Certains magasins sont presque vides, d'autres sont assez fournis mais sans spécialité - les boulons avec le pain, les vêtements, les postes de télévision,...
A La Havane, j'ai été surpris de voir que le carnet de distribution de produits de première nécessité existait toujours - le soir, des queues de personnes se forment sur le trottoir, un carnet à la main (voir photos).
Le stop est un mode de déplacement très utilisé, y compris sur les autoroutes - certaines personnes avec un billet à la main pour payer le trajet.
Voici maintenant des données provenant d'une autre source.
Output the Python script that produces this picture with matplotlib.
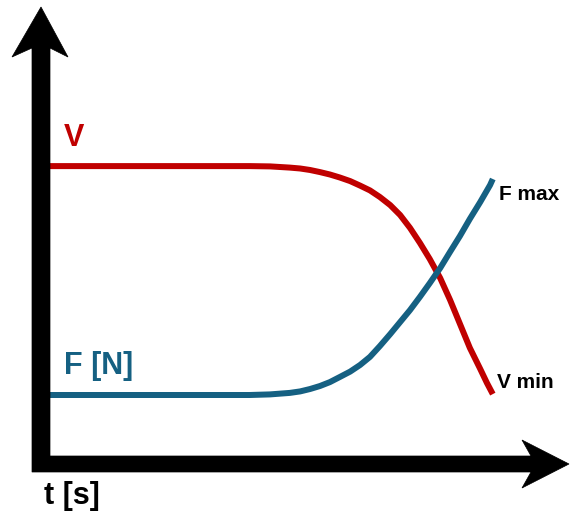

On trouve tous types de bus et taxis, du plus basique au plus confortable - œufs - vélos - motos - charrettes à cheval - taxi normal - taxi collectif - bus normaux (tout standard) - semi-remorque - camion couvert - camion benne - tracteur avec remorque, et je dois encore en oublier.
L'électricité est partout - par contre, pour l'eau il est nécessaire de faire des réserves car les coupures sont fréquentes.
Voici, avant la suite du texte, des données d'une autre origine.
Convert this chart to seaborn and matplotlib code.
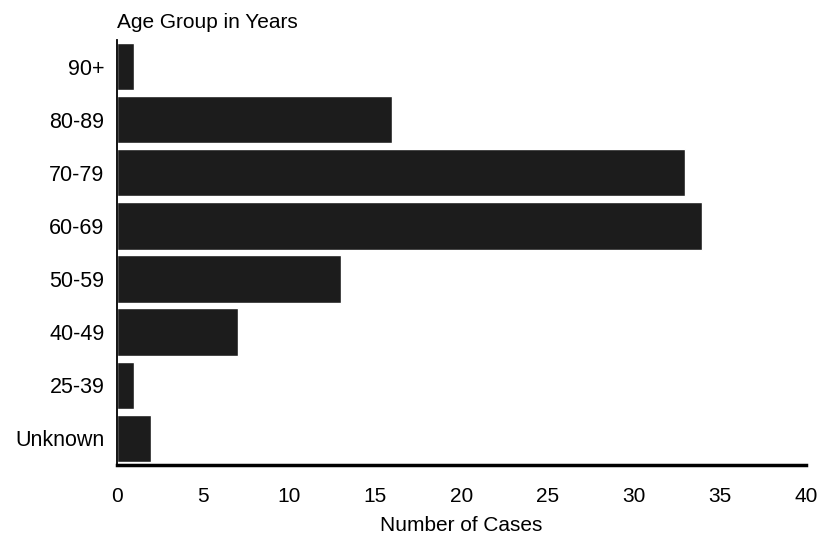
import matplotlib
matplotlib.use('Agg')
import matplotlib.pyplot as plt
import seaborn as sns
import pandas as pd

# age groups, top to bottom
age_groups = ['90+', '80-89', '70-79', '60-69', '50-59', '40-49', '25-39', 'Unknown']
cases = [1, 16, 33, 34, 13, 7, 1, 2]
x_ticks = [0, 5, 10, 15, 20, 25, 30, 35, 40]

df = pd.DataFrame({'age': age_groups, 'cases': cases})

sns.set_style('white')
plt.rcParams['font.family'] = ['Liberation Sans', 'DejaVu Sans']
plt.rcParams['text.color'] = 'black'
plt.rcParams['xtick.color'] = 'black'
plt.rcParams['ytick.color'] = 'black'
plt.rcParams['axes.labelcolor'] = 'black'

fig = plt.figure(figsize=(8.18, 5.4), dpi=100)
ax = fig.add_axes([0.143, 0.139, 0.842, 0.787])

sns.barplot(data=df, x='cases', y='age', order=age_groups, orient='h',
            color='#1c1c1c', saturation=1, width=0.89, ax=ax)

ax.set_xlim(0, 40)
ax.set_ylim(7.5, -0.5)
ax.set_xticks(x_ticks)
ax.set_xticklabels([str(t) for t in x_ticks], fontsize=15)
ax.tick_params(axis='x', length=0, pad=16)
ax.tick_params(axis='y', length=0, pad=9, labelsize=15.5)

ax.set_xlabel('Number of Cases', fontsize=15, labelpad=7)
ax.set_ylabel('')
fig.text(0.143, 0.958, 'Age Group in Years', fontsize=15, ha='left', va='center')

sns.despine(ax=ax)
ax.spines['bottom'].set_linewidth(2.5)
ax.spines['left'].set_linewidth(1.3)
ax.spines['bottom'].set_color('black')
ax.spines['left'].set_color('black')

fig.savefig('out.png', dpi=100)
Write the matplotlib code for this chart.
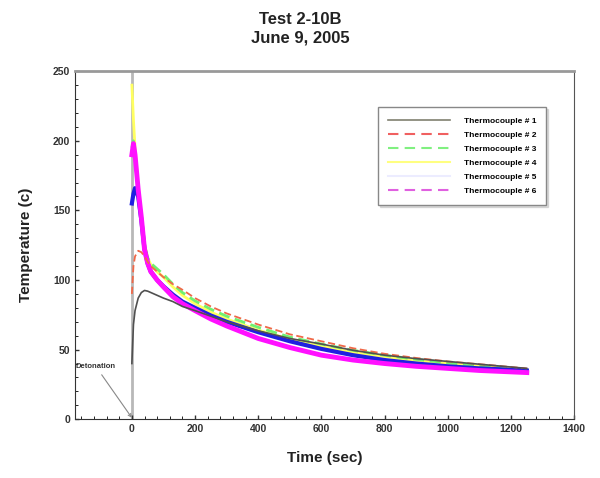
import matplotlib.pyplot as plt
from matplotlib.lines import Line2D

plt.rcParams['font.family'] = ['Liberation Sans', 'DejaVu Sans']

# time grid (sec)
t = [0, 5, 10, 20, 30, 40, 50, 60, 80, 100, 130, 160, 200, 250, 300,
     400, 500, 600, 700, 800, 900, 1000, 1100, 1200, 1250]

tc1 = [40, 68, 78, 87, 91, 92.5, 92, 91, 89, 87, 84.5, 81, 78, 74, 70,
       63.5, 58, 54, 49.5, 46, 43.5, 41.5, 39.5, 37.5, 36.5]
tc2 = [90, 110, 117, 121, 120, 117, 113, 110, 106, 102, 97, 93, 87, 81, 76,
       68, 61, 56, 51, 47, 44, 41.5, 39.5, 37.5, 36.5]
tc3 = [195, 200, 188, 165, 145, 125, 116, 112, 108, 104, 97, 91, 85, 79, 74,
       66, 59, 54, 49.5, 46, 43, 40.5, 38.5, 36.5, 35.5]
tc4 = [240, 215, 195, 168, 147, 126, 116, 111, 106, 102, 95, 89, 83, 77, 72,
       64, 57.5, 52.5, 48, 45, 42, 40, 38, 36, 35]
tc5 = [155, 162, 166, 160, 143, 122, 112, 106, 100, 95.5, 89.5, 84.5, 80, 74.5, 70,
       62.5, 56, 50.5, 46, 42.5, 40, 38, 36.5, 35.5, 35]
tc6 = [190, 198, 190, 165, 145, 122, 112, 106, 100, 95, 88, 83, 78, 72, 67,
       58, 51.5, 46, 42.5, 40, 38, 36.5, 35, 34, 33.5]

labels = ['Thermocouple # 1', 'Thermocouple # 2', 'Thermocouple # 3',
          'Thermocouple # 4', 'Thermocouple # 5', 'Thermocouple # 6']

fig = plt.figure(figsize=(6, 4.78), dpi=100)
ax = fig.add_axes([0.125, 0.123, 0.832, 0.728])

# detonation marker line
ax.plot([0, 0], [0, 250], color='#b8b8b8', lw=2, zorder=1)

ax.plot(t, tc4, color='#ffff60', lw=2, zorder=2)
ax.plot(t, tc3, color='#70f070', lw=2, ls=(0, (4, 2)), zorder=3)
ax.plot(t, tc5, color='#2020e0', lw=3, zorder=4)
ax.plot(t, tc6, color='#ff10ff', lw=3.5, zorder=5)
ax.plot(t, tc2, color='#f06848', lw=1.3, ls=(0, (4, 2)), zorder=6)
ax.plot(t, tc1, color='#505050', lw=1.2, zorder=7)

ax.annotate('Detonation', xy=(0, 1), xytext=(-178, 37), fontsize=5.5,
            fontweight='bold', color='#333333',
            arrowprops=dict(arrowstyle='->', color='#888888', lw=0.8,
                            shrinkA=2, shrinkB=0))

ax.set_xlim(-180, 1400)
ax.set_ylim(0, 250)
ax.set_xticks(range(0, 1401, 200))
ax.set_yticks(range(0, 251, 50))
ax.set_xticks(range(-160, 1400, 40), minor=True)
ax.set_yticks(range(0, 250, 10), minor=True)
ax.tick_params(direction='in', labelsize=7.5, length=3, width=1, colors='#333333')
ax.tick_params(which='minor', direction='in', length=2)
for lab in ax.get_xticklabels() + ax.get_yticklabels():
    lab.set_fontweight('bold')

ax.spines['top'].set_color('#999999')
ax.spines['top'].set_linewidth(2)
ax.spines['right'].set_color('#555555')
ax.spines['left'].set_color('#333333')
ax.spines['bottom'].set_color('#333333')

ax.set_xlabel('Time (sec)', fontsize=11, fontweight='bold', color='#222222', labelpad=12)
ax.set_ylabel('Temperature (c)', fontsize=11, fontweight='bold', color='#222222', labelpad=14)

fig.suptitle('Test 2-10B\nJune 9, 2005', fontsize=12, fontweight='bold',
             color='#222222', y=0.975, linespacing=1.3)

handles = [
    Line2D([], [], color='#808070', lw=1.2),
    Line2D([], [], color='#f06060', lw=1.5, ls=(0, (5, 3))),
    Line2D([], [], color='#80f080', lw=1.5, ls=(0, (5, 3))),
    Line2D([], [], color='#ffff80', lw=1.5),
    Line2D([], [], color='#ececff', lw=1.5),
    Line2D([], [], color='#e060e0', lw=1.5, ls=(0, (5, 3))),
]
leg = ax.legend(handles, labels, loc='upper right', bbox_to_anchor=(0.944, 0.897),
                fontsize=6, handlelength=7.5, labelspacing=0.75, frameon=True,
                fancybox=False, shadow={'ox': 1.5, 'oy': -1.5, 'color': '#bbbbbb'},
                borderpad=1.2, handletextpad=1.6, borderaxespad=0)
leg.get_frame().set_edgecolor('#888888')
for txt in leg.get_texts():
    txt.set_fontweight('bold')

plt.savefig('out.png', dpi=100)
Je n'ai jamais éprouvé un sentiment d'insécurité dans toutes les régions que j'ai parcourues, y compris à la Havane. Mon impression est que Cuba est un pays aussi sûr que la France et où il est très facile de voyager. La conduite est facile également et le cubain est discipliné sur la route, comme dans la vie.
C'est un peuple très éduqué et cultivé - des gens accueillants, souriants, calmes - il leur manque juste la liberté. La liberté + des finances et le pays décolle en une génération. Mais comme me disait un enseignant : "la liberté, oui, mais progressivement. Si elle vient trop rapidement on a peut être plus à perdre qu'à gagner car les changements brutaux amènent l'anarchie et seuls les plus riches en
tirent profit. Tout n'est pas négatif ici - la médecine est entièrement gratuite - l'école est gratuite avec un repas du midi pour les enfants pour quelques pesos par mois - et le peuple n'a pas envie de perdre ces avantages".

Inutile de vous dire que j'ai adoré mon séjour à Cuba - il restera parmi mes meilleurs souvenirs de voyage.
A plus pour des nouvelles du Mexique. Il me reste en principe un mois.